## start SUPPLIED DATA

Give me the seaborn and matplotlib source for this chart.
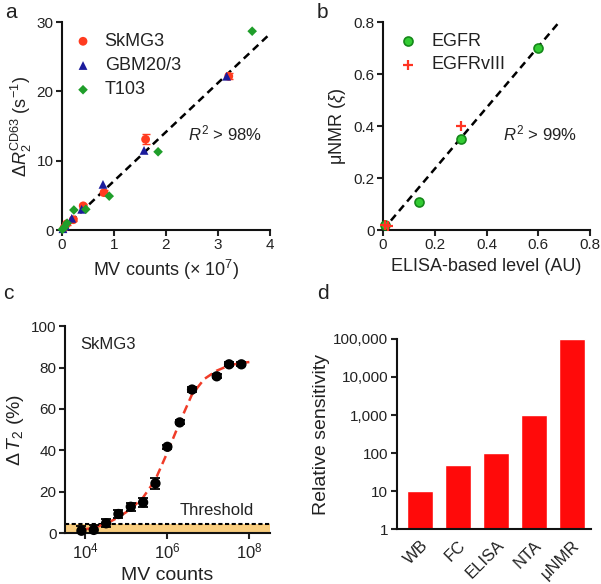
import numpy as np
import pandas as pd
import matplotlib
matplotlib.use('Agg')
import matplotlib.pyplot as plt
import matplotlib.ticker as mticker
import seaborn as sns

# ---- panel a : dR2 vs MV counts (x 10^7)
skmg3_x = [0.04, 0.09, 0.22, 0.41, 0.81, 1.61, 3.21]
skmg3_y = [0.3, 0.9, 1.5, 3.5, 5.4, 13.1, 22.2]
skmg3_err = [0.1, 0.1, 0.2, 0.3, 0.4, 0.7, 0.4]
gbm_x = [0.02, 0.07, 0.19, 0.38, 0.79, 1.58, 3.17]
gbm_y = [0.2, 0.6, 1.7, 3.0, 6.6, 11.5, 22.2]
t103_x = [0.01, 0.05, 0.10, 0.23, 0.46, 0.91, 1.85, 3.66]
t103_y = [0.1, 0.4, 1.0, 2.9, 3.0, 4.9, 11.3, 28.7]
fit_a_x = [0, 4]
fit_a_y = [0, 28.3]

# ---- panel b : uNMR vs ELISA
egfr_x = [0.01, 0.14, 0.30, 0.60]
egfr_y = [0.02, 0.11, 0.35, 0.70]
egfrv3_x = [0.01, 0.02, 0.30]
egfrv3_y = [0.02, 0.015, 0.40]
fit_b_x = [0.0, 0.68]
fit_b_y = [0.0, 0.80]

# ---- panel c : titration
mv_counts = [8e3, 1.6e4, 3.2e4, 6.4e4, 1.28e5, 2.56e5, 5.12e5, 1.0e6, 2.0e6, 4.0e6, 1.6e7, 3.2e7, 6.4e7]
dT2 = [1.1, 1.5, 4.7, 9.2, 12.7, 14.8, 24.0, 41.7, 53.5, 69.4, 75.8, 81.6, 81.6]
dT2_err = [2.5, 2.5, 2.0, 1.9, 2.0, 2.0, 2.7, 1.0, 1.0, 1.0, 1.0, 1.0, 1.0]
curve_logx = [3.9, 4.2, 4.5, 4.8, 5.1, 5.4, 5.7, 6.0, 6.3, 6.6, 6.9, 7.2, 7.5, 7.8, 8.0]
curve_y = [1.5, 2.5, 4.5, 7.5, 11.5, 17, 25.5, 39, 53.5, 67, 74.5, 78.5, 81, 82.3, 82.7]
threshold = 4.2

# ---- panel d : sensitivity
methods = ['WB', 'FC', 'ELISA', 'NTA', 'μNMR']
sensitivity = [10, 50, 100, 1000, 100000]

sns.set_theme(style='ticks')
plt.rcParams['font.family'] = ['Liberation Sans', 'DejaVu Sans']
plt.rcParams['mathtext.fontset'] = 'custom'
plt.rcParams['mathtext.rm'] = 'Liberation Sans'
plt.rcParams['mathtext.it'] = 'Liberation Sans:italic'
plt.rcParams['axes.linewidth'] = 1.5
txt = '#222222'
plt.rcParams['text.color'] = txt
plt.rcParams['axes.labelcolor'] = txt
plt.rcParams['xtick.color'] = txt
plt.rcParams['ytick.color'] = txt
plt.rcParams['axes.edgecolor'] = '#111111'

fig = plt.figure(figsize=(6.01, 5.84), dpi=100)
ax_a = fig.add_axes([0.103, 0.606, 0.346, 0.356])
ax_b = fig.add_axes([0.637, 0.606, 0.345, 0.356])
ax_c = fig.add_axes([0.108, 0.0873, 0.341, 0.354])
ax_d = fig.add_axes([0.660, 0.0937, 0.324, 0.326])

for ax in [ax_a, ax_b, ax_c, ax_d]:
    sns.despine(ax=ax)
    ax.tick_params(direction='out', length=4, width=1.5, labelsize=11, pad=2)

lab_fs = 13

# panel a
sns.lineplot(x=fit_a_x, y=fit_a_y, ax=ax_a, color='black', linestyle=(0, (3, 2)), lw=1.8)
ax_a.errorbar(skmg3_x, skmg3_y, yerr=skmg3_err, fmt='none', ecolor='#ff3b1f', capsize=3, lw=1.2, clip_on=False)
sns.scatterplot(x=skmg3_x, y=skmg3_y, ax=ax_a, color='#ff3b1f', marker='o', s=40, edgecolor='none',
                label='SkMG3', clip_on=False, zorder=5)
sns.scatterplot(x=gbm_x, y=gbm_y, ax=ax_a, color='#1c1c9c', marker='^', s=40, edgecolor='none',
                label='GBM20/3', clip_on=False, zorder=5)
sns.scatterplot(x=t103_x, y=t103_y, ax=ax_a, color='#1f9e2a', marker='D', s=24, edgecolor='none',
                label='T103', clip_on=False, zorder=5)
ax_a.set_xlim(0, 4)
ax_a.set_ylim(0, 30)
ax_a.set_xticks([0, 1, 2, 3, 4])
ax_a.set_yticks([0, 10, 20, 30])
ax_a.set_xlabel('MV counts (× 10$^7$)', fontsize=lab_fs, labelpad=4)
ax_a.set_ylabel(r'$\Delta\mathit{R}_2^{\mathrm{CD63}}$ (s$^{-1}$)', fontsize=lab_fs, labelpad=2)
ax_a.legend(frameon=False, fontsize=13, loc='upper left', bbox_to_anchor=(-0.02, 1.0),
            handletextpad=0.4, labelspacing=0.4, handlelength=1.6, borderaxespad=0.2)
ax_a.text(2.43, 13.9, r'$\mathit{R}^2$ > 98%', fontsize=12, va='center')

# panel b
sns.lineplot(x=fit_b_x, y=fit_b_y, ax=ax_b, color='black', linestyle=(0, (3, 2)), lw=1.8)
sns.scatterplot(x=egfr_x, y=egfr_y, color='#33cc33', edgecolor='#15881a',
                linewidth=1.2, s=42, marker='o', ax=ax_b, label='EGFR', clip_on=False, zorder=5)
sns.scatterplot(x=egfrv3_x, y=egfrv3_y, color='#ff3322',
                linewidth=1.6, s=50, marker='+', ax=ax_b, label='EGFRvIII', clip_on=False, zorder=6)
ax_b.set_xlim(0, 0.8)
ax_b.set_ylim(0, 0.8)
ax_b.set_xticks([0, 0.2, 0.4, 0.6, 0.8])
ax_b.set_yticks([0, 0.2, 0.4, 0.6, 0.8])
ax_b.xaxis.set_major_formatter(mticker.FuncFormatter(lambda v, p: '0' if v == 0 else f'{v:.1f}'))
ax_b.yaxis.set_major_formatter(mticker.FuncFormatter(lambda v, p: '0' if v == 0 else f'{v:.1f}'))
ax_b.set_xlabel('ELISA-based level (AU)', fontsize=lab_fs, labelpad=4)
ax_b.set_ylabel(r'μNMR ($\xi$)', fontsize=lab_fs, labelpad=4)
ax_b.legend(frameon=False, fontsize=13, loc='upper left', bbox_to_anchor=(0.0, 1.0),
            handletextpad=0.5, labelspacing=0.35, handlelength=1.6, borderaxespad=0.2)
ax_b.text(0.465, 0.37, r'$\mathit{R}^2$ > 99%', fontsize=12, va='center')

# panel c
ax_c.set_xscale('log')
ax_c.axhspan(0, threshold, color='#f9cd7e', lw=0, zorder=0)
ax_c.axhline(threshold, color='black', linestyle=(0, (2, 1.2)), lw=1.5, zorder=1)
sns.lineplot(x=[10 ** v for v in curve_logx], y=curve_y, ax=ax_c, color='#f03c28',
             linestyle=(0, (3.5, 2)), lw=1.8, zorder=2)
ax_c.errorbar(mv_counts, dT2, yerr=dT2_err, fmt='none', ecolor='black', capsize=3.5, lw=1.3, capthick=1.3, zorder=3)
sns.scatterplot(x=mv_counts, y=dT2, ax=ax_c, color='black', s=55, edgecolor='none', zorder=4, clip_on=False)
ax_c.set_xlim(10 ** 3.5, 10 ** 8.5)
ax_c.set_ylim(0, 100)
ax_c.set_xticks([1e4, 1e6, 1e8])
ax_c.xaxis.set_minor_locator(mticker.NullLocator())
ax_c.set_yticks([0, 20, 40, 60, 80, 100])
ax_c.tick_params(axis='x', labelsize=12)
ax_c.set_xlabel('MV counts', fontsize=lab_fs + 1, labelpad=4)
ax_c.set_ylabel(r'$\Delta\,\mathit{T}_2$ (%)', fontsize=lab_fs + 1, labelpad=4)
ax_c.text(10 ** 3.88, 91, 'SkMG3', fontsize=12, va='center')
ax_c.text(10 ** 7.2, 11, 'Threshold', fontsize=12, va='center', ha='center')

# panel d
ax_d.set_yscale('log')
sns.barplot(x=methods, y=sensitivity, ax=ax_d, color='#ff0a0a', saturation=1, width=0.68)
ax_d.set_ylim(1, 100000)
ax_d.set_xlim(-0.62, 4.51)
ax_d.set_yticks([1, 10, 100, 1000, 10000, 100000])
ax_d.yaxis.set_minor_locator(mticker.NullLocator())
ax_d.yaxis.set_major_formatter(mticker.FuncFormatter(lambda v, p: f'{int(round(v)):,}'))
ax_d.tick_params(axis='x', length=0, pad=6)
plt.setp(ax_d.get_xticklabels(), rotation=45, ha='right', rotation_mode='anchor', fontsize=12)
ax_d.set_ylabel('Relative sensitivity', fontsize=lab_fs + 1, labelpad=2)

# panel letters
for s, (x, y) in zip('abcd', [(0.008, 0.978), (0.527, 0.978), (0.005, 0.497), (0.527, 0.497)]):
    fig.text(x, y, s, fontsize=15, va='center', ha='left')

fig.savefig('out.png', dpi=100)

## end SUPPLIED DATA

**REQUIREMENTS:** Write out again exactly the lines from the start of the data above through the line containing "import seaborn as sns", inclusive, excluding any pictures.

**ANSWER TO THIS PROBLEM:**
Give me the seaborn and matplotlib source for this chart.
import numpy as np
import pandas as pd
import matplotlib
matplotlib.use('Agg')
import matplotlib.pyplot as plt
import matplotlib.ticker as mticker
import seaborn as sns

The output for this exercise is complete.